Take the lines from the head of the listing through the one bearing "const rightTicks = [0, 100, 200, 300, 400, 500, 600, 700];" and copy them exactly, leaving every picture out.

- **Material provided**
##########

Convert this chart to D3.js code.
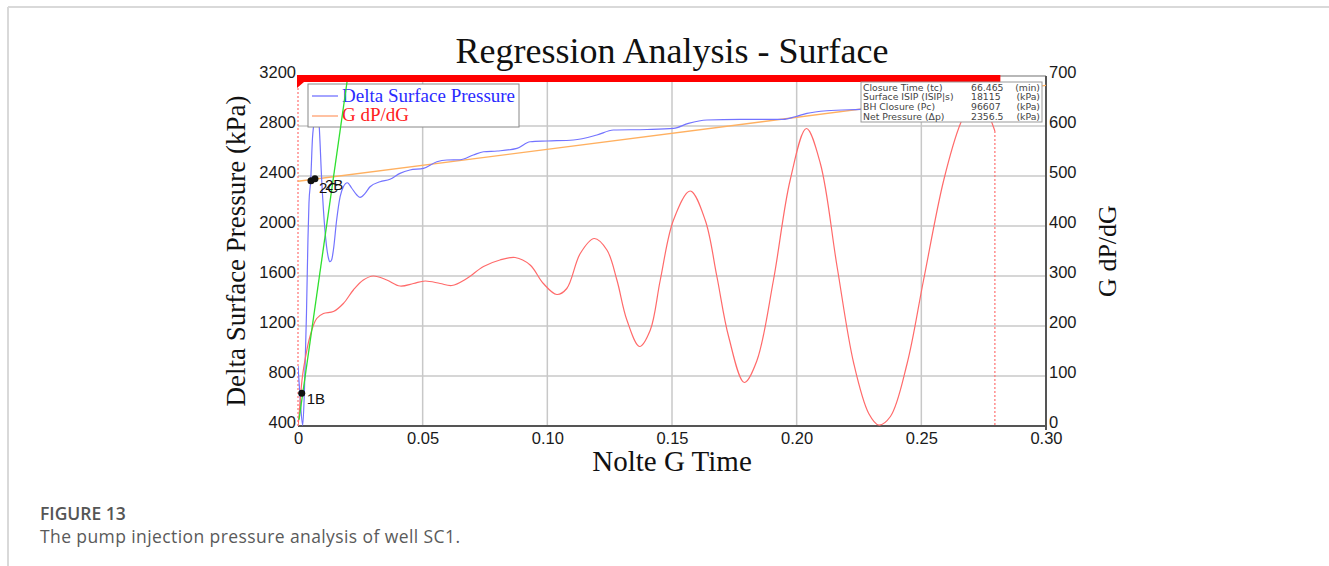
<!DOCTYPE html>
<html><head><meta charset="utf-8">
<script src="https://cdn.jsdelivr.net/npm/d3@7"></script>
<style>body{margin:0;background:#fff;} svg{display:block;}</style>
</head><body>
<svg id="c" width="1329" height="566"></svg>
<script>
// ---------- data ----------
const xTicks = [0, 0.05, 0.10, 0.15, 0.20, 0.25, 0.30];
const xTickLabels = ["0", "0.05", "0.10", "0.15", "0.20", "0.25", "0.30"];
const leftTicks = [400, 800, 1200, 1600, 2000, 2400, 2800, 3200];
const rightTicks = [0, 100, 200, 300, 400, 500, 600, 700];

// Delta Surface Pressure (kPa, left axis)
const pressureX = [0.0000, 0.0006, 0.0013, 0.0019, 0.0026, 0.0034, 0.0040, 0.0044, 0.0051, 0.0058, 0.0064, 0.0070, 0.0077, 0.0085, 0.0095, 0.0108, 0.0122, 0.0128, 0.0135, 0.0142, 0.0155, 0.0169, 0.0182, 0.0198, 0.0215, 0.0236, 0.0249, 0.0269, 0.0289, 0.0329, 0.0369, 0.0409, 0.0449, 0.0503, 0.0557, 0.0597, 0.0650, 0.0703, 0.0744, 0.0800, 0.0878, 0.0931, 0.1000, 0.1105, 0.1199, 0.1265, 0.1400, 0.1506, 0.1566, 0.1640, 0.1774, 0.1946, 0.1994, 0.2041, 0.2121, 0.2255, 0.2400];
const pressureY = [880, 700, 500, 405, 700, 1300, 1900, 2184, 2368, 2700, 2830, 2960, 2960, 2800, 2370, 1968, 1744, 1714, 1730, 1808, 2048, 2235, 2314, 2346, 2304, 2248, 2229, 2261, 2314, 2354, 2374, 2421, 2448, 2461, 2514, 2528, 2530, 2568, 2594, 2600, 2621, 2674, 2680, 2688, 2728, 2768, 2772, 2781, 2821, 2848, 2853, 2853, 2874, 2901, 2922, 2933, 2945];

// G dP/dG (right axis)
const gdpX = [0.0000, 0.0004, 0.0010, 0.0018, 0.0028, 0.0048, 0.0075, 0.0102, 0.0142, 0.0182, 0.0222, 0.0262, 0.0302, 0.0356, 0.0409, 0.0463, 0.0510, 0.0570, 0.0617, 0.0677, 0.0744, 0.0810, 0.0871, 0.0931, 0.0984, 0.1038, 0.1078, 0.1132, 0.1188, 0.1239, 0.1279, 0.1319, 0.1370, 0.1413, 0.1453, 0.1506, 0.1573, 0.1633, 0.1680, 0.1727, 0.1790, 0.1840, 0.1907, 0.1974, 0.2039, 0.2095, 0.2162, 0.2229, 0.2289, 0.2329, 0.2376, 0.2443, 0.2509, 0.2590, 0.2657, 0.2720, 0.2795];
const gdpY = [0, 20, 60, 100, 132, 179, 215, 225, 229, 245, 272, 292, 300, 292, 280, 285, 290, 285, 281, 295, 319, 332, 337, 322, 285, 263, 275, 345, 375, 352, 292, 212, 159, 192, 292, 412, 470, 412, 299, 179, 87, 130, 292, 492, 595, 525, 319, 125, 25, 2, 19, 125, 292, 492, 605, 665, 590];

// regression lines
const fitX = [0, 0.30], fitY = [2358, 3125];
const tangentX = [0.0004, 0.0200], tangentY = [450, 3200];

// picked points
const markerX = [0.0015, 0.0052, 0.0068];
const markerY = [662, 2362, 2378];
const markerLabels = ["1B", "2C", "2B"];

const closureX = 0.2795;
const closureBarX = [0, 0.2817];

const infoLabels = ["Closure Time (tc)", "Surface ISIP (ISIP|s)", "BH Closure (Pc)", "Net Pressure (\u0394p)"];
const infoValues = ["66.465", "18115", "96607", "2356.5"];
const infoUnits = ["(min)", "(kPa)", "(kPa)", "(kPa)"];

const legendNames = ["Delta Surface Pressure", "G dP/dG"];

// ---------- layout ----------
const L = 298, R = 1046, T = 76, B = 426;
const svg = d3.select("#c");
const x = d3.scaleLinear().domain([0, 0.30]).range([L, R]);
const yL = d3.scaleLinear().domain([400, 3200]).range([B, T]);
const yR = d3.scaleLinear().domain([0, 700]).range([B, T]);

const serif = "'Liberation Serif','Times New Roman',serif";
const sans = "'Liberation Sans',Arial,sans-serif";

// figure frame
svg.append("line").attr("x1", 8).attr("x2", 1329).attr("y1", 7).attr("y2", 7).attr("stroke", "#d9d9d9").attr("stroke-width", 2);
svg.append("line").attr("x1", 8).attr("x2", 8).attr("y1", 7).attr("y2", 566).attr("stroke", "#d9d9d9").attr("stroke-width", 2);

// grid
const grid = svg.append("g");
grid.selectAll("line.v").data(xTicks.filter(d => d > 0 && d < 0.3)).join("line")
  .attr("x1", d => x(d)).attr("x2", d => x(d)).attr("y1", T).attr("y2", B)
  .attr("stroke", "#c8c8c8").attr("stroke-width", 1.5);
grid.selectAll("line.h").data(leftTicks.filter(d => d > 400)).join("line")
  .attr("x1", L).attr("x2", R).attr("y1", d => yL(d)).attr("y2", d => yL(d))
  .attr("stroke", "#c8c8c8").attr("stroke-width", 1.5);

// axes frame
svg.append("line").attr("x1", L).attr("x2", R).attr("y1", T).attr("y2", T).attr("stroke", "#999").attr("stroke-width", 1);
svg.append("line").attr("x1", R).attr("x2", R).attr("y1", T).attr("y2", B + 4).attr("stroke", "#555").attr("stroke-width", 2);
svg.append("line").attr("x1", L).attr("x2", R).attr("y1", B).attr("y2", B).attr("stroke", "#555").attr("stroke-width", 2);

// tick labels via d3 axes
const ax = svg.append("g").attr("transform", `translate(0,${B})`)
  .call(d3.axisBottom(x).tickValues(xTicks).tickFormat((d, i) => xTickLabels[i]).tickSize(0).tickPadding(6));
const ayl = svg.append("g").attr("transform", `translate(${L},0)`)
  .call(d3.axisLeft(yL).tickValues(leftTicks).tickFormat(d3.format("d")).tickSize(0).tickPadding(2));
const ayr = svg.append("g").attr("transform", `translate(${R},0)`)
  .call(d3.axisRight(yR).tickValues(rightTicks).tickFormat(d3.format("d")).tickSize(0).tickPadding(3));
[ax, ayl, ayr].forEach(g => {
  g.select(".domain").remove();
  g.selectAll("text").attr("font-family", sans).attr("font-size", 16.5).attr("fill", "#1a1a1a");
});
ayl.selectAll("text").attr("y", -4);
ayr.selectAll("text").attr("y", -4);

// red dotted left edge
svg.append("line").attr("x1", L).attr("x2", L).attr("y1", T).attr("y2", B)
  .attr("stroke", "#ff7070").attr("stroke-width", 1.2).attr("stroke-dasharray", "2,2");

// clip
svg.append("clipPath").attr("id", "pc").append("rect").attr("x", L).attr("y", T).attr("width", R - L).attr("height", B - T);
const plot = svg.append("g").attr("clip-path", "url(#pc)");

// orange regression line
plot.append("path").datum(fitX.map((d, i) => [d, fitY[i]]))
  .attr("d", d3.line().x(d => x(d[0])).y(d => yL(d[1])))
  .attr("fill", "none").attr("stroke", "#ffb060").attr("stroke-width", 1.3);

// blue pressure
plot.append("path").datum(pressureX.map((d, i) => [d, pressureY[i]]))
  .attr("d", d3.line().x(d => x(d[0])).y(d => yL(d[1])).curve(d3.curveMonotoneX))
  .attr("fill", "none").attr("stroke", "#7373ff").attr("stroke-width", 1.2);

// red G dP/dG
plot.append("path").datum(gdpX.map((d, i) => [d, gdpY[i]]))
  .attr("d", d3.line().x(d => x(d[0])).y(d => yR(d[1])).curve(d3.curveCatmullRom.alpha(0.5)))
  .attr("fill", "none").attr("stroke", "#ff6a6a").attr("stroke-width", 1.2);

// closure dotted line
plot.append("line").attr("x1", x(closureX)).attr("x2", x(closureX)).attr("y1", yR(590)).attr("y2", B)
  .attr("stroke", "#ff7070").attr("stroke-width", 1.2).attr("stroke-dasharray", "2,2");

// legend
const lg = svg.append("g");
lg.append("rect").attr("x", 308).attr("y", 84).attr("width", 211).attr("height", 43)
  .attr("fill", "#fff").attr("stroke", "#888").attr("stroke-width", 1);
const legColors = ["#7373ff", "#ffa070"], legText = ["#2b2bff", "#ff2020"];
legendNames.forEach((n, i) => {
  lg.append("line").attr("x1", 312).attr("x2", 338).attr("y1", 96 + i * 20).attr("y2", 96 + i * 20)
    .attr("stroke", legColors[i]).attr("stroke-width", 1.3);
  lg.append("text").attr("x", 342).attr("y", 102 + i * 19).attr("font-family", serif).attr("font-size", 19)
    .attr("fill", legText[i]).text(n);
});

// green tangent line (drawn over legend)
const plot2 = svg.append("g").attr("clip-path", "url(#pc)");
plot2.append("path").datum(tangentX.map((d, i) => [d, tangentY[i]]))
  .attr("d", d3.line().x(d => x(d[0])).y(d => yL(d[1])))
  .attr("fill", "none").attr("stroke", "#2ee02e").attr("stroke-width", 1.3);

// markers
const mk = svg.append("g");
mk.append("line").attr("x1", x(markerX[1])).attr("x2", x(markerX[2])).attr("y1", yL(markerY[1])).attr("y2", yL(markerY[2]))
  .attr("stroke", "#111").attr("stroke-width", 4);
mk.selectAll("circle").data(markerX).join("circle")
  .attr("cx", d => x(d)).attr("cy", (d, i) => yL(markerY[i])).attr("r", 3.5).attr("fill", "#111");
mk.selectAll("text").data(markerLabels).join("text")
  .attr("x", (d, i) => x(markerX[i]) + [5, 8, 10][i]).attr("y", (d, i) => yL(markerY[i]) + [11, 12, 11][i])
  .attr("font-family", sans).attr("font-size", 15).attr("fill", "#111").text(d => d);

// red closure bar at top
const bx0 = x(closureBarX[0]), bx1 = x(closureBarX[1]);
svg.append("polygon")
  .attr("points", `${bx0 - 1},${T - 1} ${bx1},${T - 1} ${bx1},${T + 6} ${bx0 + 6},${T + 6} ${bx0 - 1},${T + 12}`)
  .attr("fill", "#ff0000");

// info box
const ib = svg.append("g");
ib.append("rect").attr("x", 861).attr("y", 82).attr("width", 181).attr("height", 40)
  .attr("fill", "#fff").attr("stroke", "#999").attr("stroke-width", 1);
infoLabels.forEach((t, i) => {
  const yy = 90.5 + i * 9.7;
  ib.append("text").attr("x", 863).attr("y", yy).text(t);
  ib.append("text").attr("x", 971).attr("y", yy).text(infoValues[i]);
  ib.append("text").attr("x", 1040).attr("y", yy).attr("text-anchor", "end").text(infoUnits[i]);
});
ib.selectAll("text").attr("font-family", "'DejaVu Sans',Verdana,sans-serif").attr("font-size", 9.3).attr("fill", "#444");

// titles
svg.append("text").attr("x", 672).attr("y", 63).attr("text-anchor", "middle")
  .attr("font-family", serif).attr("font-size", 36).attr("fill", "#111").text("Regression Analysis - Surface");
svg.append("text").attr("x", 672).attr("y", 471).attr("text-anchor", "middle")
  .attr("font-family", serif).attr("font-size", 29).attr("fill", "#111").text("Nolte G Time");
svg.append("text").attr("transform", "translate(245,251) rotate(-90)").attr("text-anchor", "middle")
  .attr("font-family", serif).attr("font-size", 27).attr("fill", "#111").text("Delta Surface Pressure (kPa)");
svg.append("text").attr("transform", "translate(1116,251) rotate(-90)").attr("text-anchor", "middle")
  .attr("font-family", serif).attr("font-size", 26).attr("fill", "#111").text("G dP/dG");

// caption
svg.append("text").attr("x", 40).attr("y", 520).attr("font-family", "'Open Sans',sans-serif")
  .attr("font-weight", 600).attr("font-size", 17.5).attr("fill", "#555").text("FIGURE 13");
svg.append("text").attr("x", 40).attr("y", 543).attr("font-family", "'Open Sans',sans-serif")
  .attr("font-size", 17.5).attr("fill", "#5a5a5a").attr("textLength", 420).attr("lengthAdjust", "spacing")
  .text("The pump injection pressure analysis of well SC1.");
</script>
</body></html>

##########

- **Final answer**
Convert this chart to D3.js code.
<!DOCTYPE html>
<html><head><meta charset="utf-8">
<script src="https://cdn.jsdelivr.net/npm/d3@7"></script>
<style>body{margin:0;background:#fff;} svg{display:block;}</style>
</head><body>
<svg id="c" width="1329" height="566"></svg>
<script>
// ---------- data ----------
const xTicks = [0, 0.05, 0.10, 0.15, 0.20, 0.25, 0.30];
const xTickLabels = ["0", "0.05", "0.10", "0.15", "0.20", "0.25", "0.30"];
const leftTicks = [400, 800, 1200, 1600, 2000, 2400, 2800, 3200];
const rightTicks = [0, 100, 200, 300, 400, 500, 600, 700];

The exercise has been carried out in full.